Cool Hollow House offers a wide range of places to relax and entertain.   Naturally for the most part we entertain indoors most of the winter months.  However once the better weather breaks, we start preparing to be outside as much as possible.  When we bought the house there was a badly warped and rotting brick and wooden patio on the back of the house at ground level.  Four plus decades had badly deteriorated it, requiring it to be addressed, and ultimately removed.  There is also a concrete patio next to the stone spring house over the root cellar, and of course the “River House” that has been mentioned previously. 

The last blog mentioned the deck that had been put on during the kitchen renovation, and when we moved the door that had been cut in to the side of the house in the 1950s.  As you might have noticed by now, the house is of good size, and figuring out a way to create a good flow and traffic pattern with the new deck, keeping it historically appropriate, and keeping it within budget was a challenge.  As a housewarming gift, we were surprised with a 5 person Hot Spring salt water hot tub.  The tub was delivered in March 2016, and a platform was built to rest it on as the deck was being designed. 

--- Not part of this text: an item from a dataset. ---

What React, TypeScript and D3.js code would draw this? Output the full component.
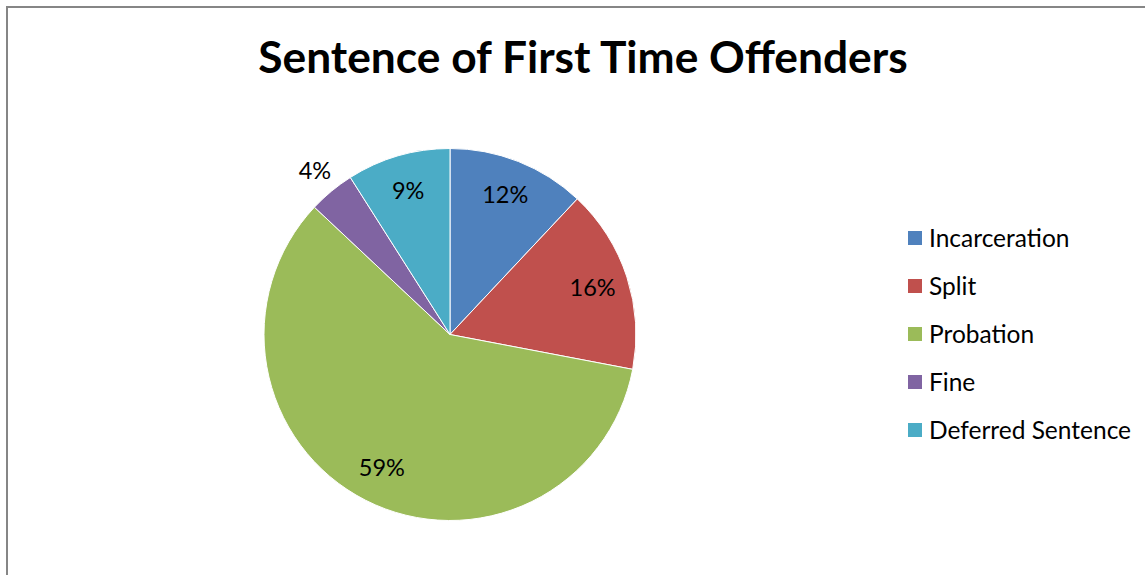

The hot tub was to be sunken, creating clean, sleek view of the creek.  A simple rectangle was the final design with 2 staircases leading off of it, one recessed as to not impede the look of the house from the drive, and the other led down to the concrete patio.  The old brick patio and railroad ties were removed and the new deck was put in its place, however elevated off the ground to meet the first floor (remember the house is built on a slope).  We chose to use vinyl railing, skirting, and decking manufactured by Trex.  While this did change the budget we felt that the life of the product would pay off in the end.  We designed a series of low voltage lights in the railings, and on the risers of the stairs.  This would help people see better in the evenings when we entertain.  Retrospectively the railing material is less substantial than we would prefer, and design options were limited.  However the overall look is a success, and the custom skirt adds a vintage touch, so it’s a toss-up whether we would go that route again.   A custom hidden trap door was designed to cover the bulkhead so easy access to the basement was still an option. 

The “River House” is one of the most special structures on the property, and our favorite (after the house).  A sign from an era past had it labeled above the door as the “slave quarters”.  While Cool Hollow was the farm of very wealthy people, they in fact did not believe in slavery and never had any (to our great happiness).  The structure was in fact a stone forge, c.1780-1800, used for making metal products.  The fireplace and low slung windows made this an easy identifier for one historical trust member that visited the property, and with a little digging it was confirmed.   In the 1960s a terrible microburst knocked a huge tree on the structure, destroying the roof.  The owners at the time embraced the damage, and made it into an outdoor living area, as it remains today.  We use this structure very often.  During a large party we threw during the first fall, the interior of the chimney in the forge collapsed (luckily the last guests had just left when this happened and no one was hurt). 

We had to hire masons to rebuild the smoke shelf, and had them re-point some of the areas that needed the most attention.   Plans to enhance this space are in the works, and once that starts, I will dedicate another post to the “River House” specifically.